The main drawback of that scheme is that it is oriented to a specific type T, not to a group or family of types. So, if you have a group of types that should be (de)serialized the similar way you have to make an overload of read/write_json_value or json_io functions for every type from your group.

And I don't see how your proposal of the introduction of has_json_io solves that drawback.

Suppose that we implement has_member_json_io and has_freestanding_json_io traits and make two specializations of read_json_value based on them:

template< typename Dto >
std::enable_if_t<
   !details::meta::is_stl_like_container<Dto>::value
      && details::meta::has_member_json_io<Dto>::value,
   void >
 read_json_value(Dto & v, const rapidjson::Value & object) {...}

template< typename Dto >
std::enable_if_t<
   !details::meta::is_stl_like_container<Dto>::value
      && details::meta::has_freestanding_json_io<Dto>::value,
   void >
 read_json_value(Dto & v, const rapidjson::Value & object) {...}

It allows you to make a specialization for enums like:

template< typename Dto >
std::enable_if_t<
   !details::meta::is_stl_like_container<Dto>::value
      && std::is_enum<Dto>::value,
   void >
 read_json_value(Dto & v, const rapidjson::Value & object) {...}

But such specialization can lead to conflicts in the case if someone else defines a specialization like:

template< typename Dto >
std::enable_if_t<
   !details::meta::is_stl_like_container<Dto>::value
      && (std::is_same<Dto, SomeMyEnum>::value || std::is_same<Dto, AnotherEnum>::value),
   void >
 read_json_value(Dto & v, const rapidjson::Value & object) {...}

or if someone else defines json_io for his/her enum types.

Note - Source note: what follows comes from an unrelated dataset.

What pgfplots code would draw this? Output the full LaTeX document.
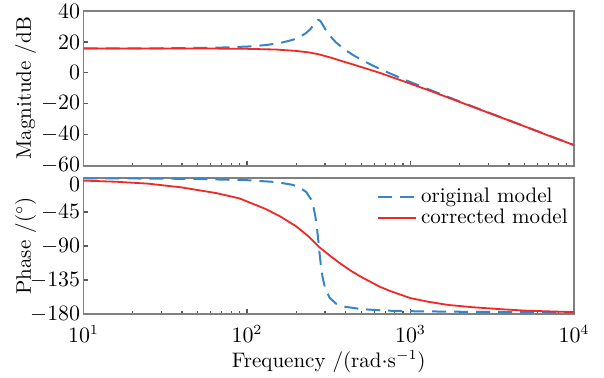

That is why I came to an idea with tagged types. And later to an idea with custom extractors/formatters. The idea with custom extractors/formatters looks even better because it also allows solving another problem (see #8).

@omartijn
Version 0.2.10 is just released. Now you can try to use magic_enum library with your types via custom Reader_Writer types as described here.

That looks pretty nice! Thanks for implementing.